Thursday 26 May 2016

On Sabbatical (and finding it hard to relax)

As I write, I'm four days in to my first ever sabbatical. I never had a 'gap year' or anything similar, so this is the first time in all my adult life when I've not been working full time at something. It feels weird!

The closest I suppose I've come to anything similar is my 3 maternity leaves, but as anyone who has had babies knows, that is really not a break in any meaningful sense. Though to be fair to those of you who think maternity leave really is a break, when I was pregnant with my first I did think it was going to be a nice break.  I even bought a piano, thinking that on maternity leave I would of course have time to learn to play it. (Cue hollow laughter). As it turned out, for the first few weeks I didn't even have time to eat lunch. And I was back at college for the second year of my theology training 2 months after he was born, as it was either that or take a whole year out which we just couldn't afford at that time (no maternity pay when you are training for ordination).

So this is the first time I've had anything like an actual sabbath period in my working life. I keep feeling that I should be doing something. In fact, I haven't yet broken myself of the habit of making a daily To Do list - garden, quilt, have a swim - and feeling guilty when I don't manage everything on the list.

I had a quiet day at Shepherd's Dene retreat house yesterday, and found that even then, I was stressing about not achieving sufficient 'spiritual quiet day' success! Do you find that a problem when you go on retreat?

The message I came away with was simply to  relax and let be. As anyone who knows me in real life will testify, this is definitely the spiritual gift that I am most in need of! So though I started the sabbatical with a list of things I wanted to achieve, I am really hoping that I can relax, and for perhaps the first time in my life, find out who I am before God when I am not achieving stuff. I know the theory of 'being not doing', but putting it into practice in real life - in MY real life -  feels like a real leap into the unknown.

Wednesday 18 May 2016

Pentecost

I was struck this year by the theme in both the Acts and Gospel readings for Pentecost, of thinking big.

In the Pentecost story, when Peter tries to explain what is going on to the gathering crowd, he tells them:
"this is what was spoken through the prophet Joel: ‘In the last days it will be, God declares, that I will pour out my Spirit upon all flesh, and your sons and your daughters shall prophesy, and your young men shall see visions, and your old men shall dream dreams' "(Acts 2:16-17)

When I get frustrated by the church - which happens all too frequently! - it is usually a frustration with us thinking too small. We don't tend to dare to dream dreams, prophesy, imagine a different future, try to live up to our visions. Our thinking on church growth can all too easily be limited to 'we'd like it all to stay the same but with a few more people on the coffee rota please'.

And when we do try to dream and envision a different future, I seem to hear a sense that this is for the young ones to do - that we oldies have had our day and it is someone else's turn now. Yet the Pentecost story does not let old folk off the hook! Both young and old, slave and free (in verse 18), men and women, girls and boys are expected to participate in this dreaming, prophesying, visioning.

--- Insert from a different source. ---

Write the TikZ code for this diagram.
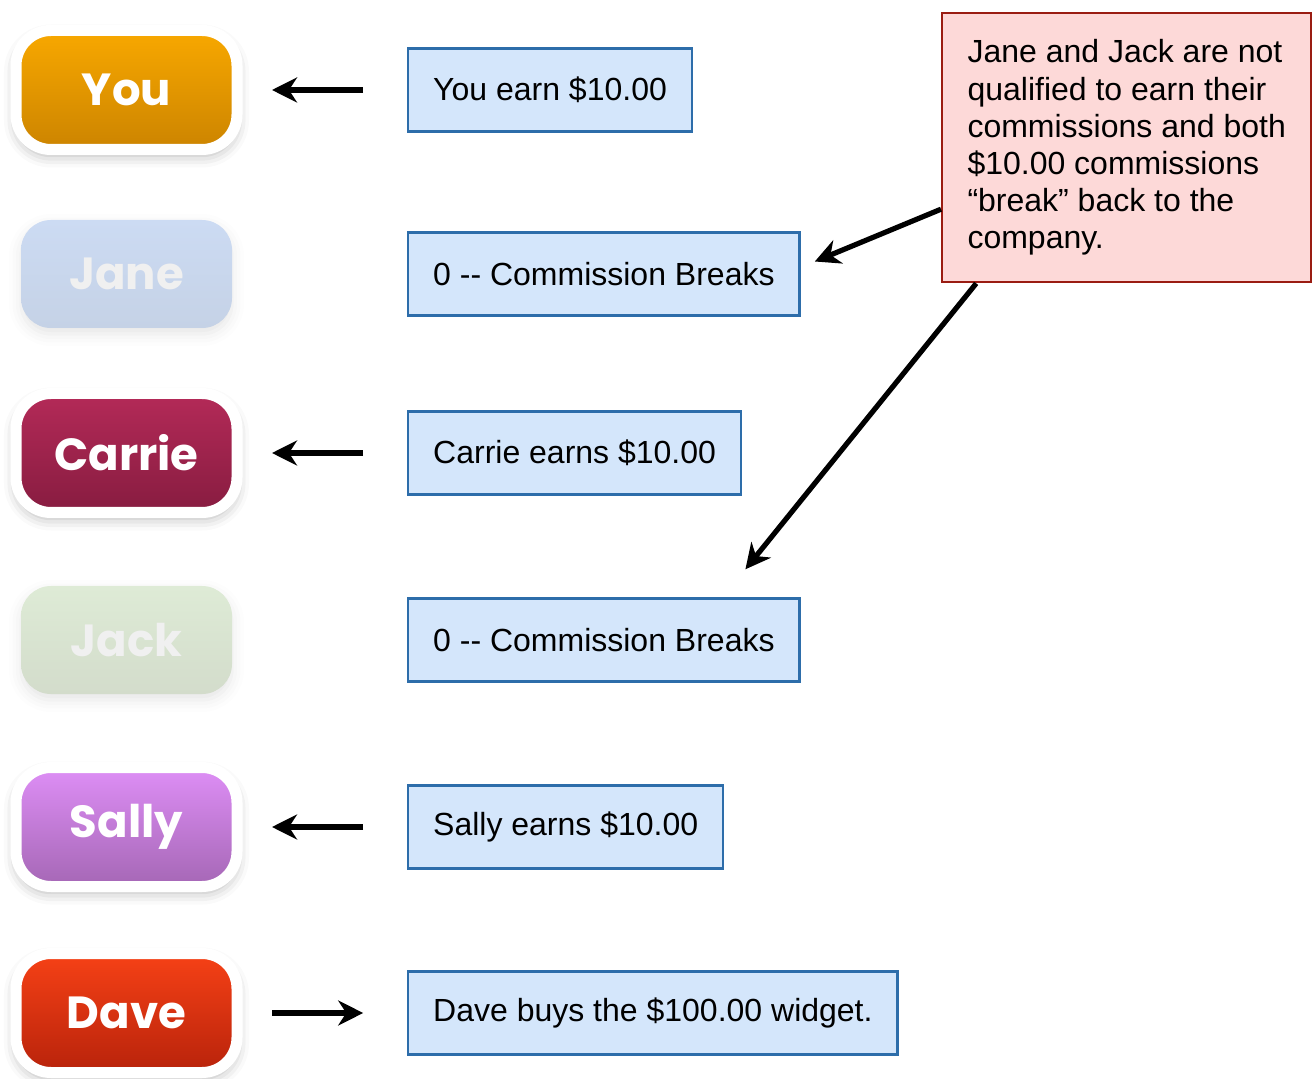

Its not surprising that we don't tend to dare to dream dreams. All too often in life we are told not to be so stupid, so naive, when we dare to imagine how things could be different. We can probably all remember being a child saying 'that's not fair!', and being told firmly by adults to get used to it, life isn't fair. And it is all too common for someone who dares to dream of a different future to be firmly slapped down by those around them. (Terry Pratchett describes this brilliantly as crab-bucket syndrome in 'Unseen Academicals' - the crabs can't climb out of the bucket because other crabs keep pulling them back down). We hear the voices in our heads, internalised from long repetition, telling us not to be naive, not to waste our time day-dreaming, that we won't make any difference.

Maybe part of receiving the kingdom of God as a little child is daring to get back to that childlike expectation that life SHOULD be fair, that things SHOULD be different? Daring to have impractical dreams once again?

In the Gospel reading from John, Jesus is quoted as saying:
"the one who believes in me will also do the works that I do and, in fact, will do greater works than these, because I am going to the Father. I will do whatever you ask in my name, so that the Father may be glorified in the Son. If in my name you ask me for anything, I will do it." (John 14:12-14)

Ask for ANYTHING? Dare we?

In church this morning we thought about this and then spent some time in silence, in which people were invited to admit to God what they really, really wanted. What in their wildest dreams would happen. First for ourselves, and then for our church.

What would be a dream come true for you? Why not risk praying for that?

What would be a dream come true for our church? For the world? Why not dare to pray for that?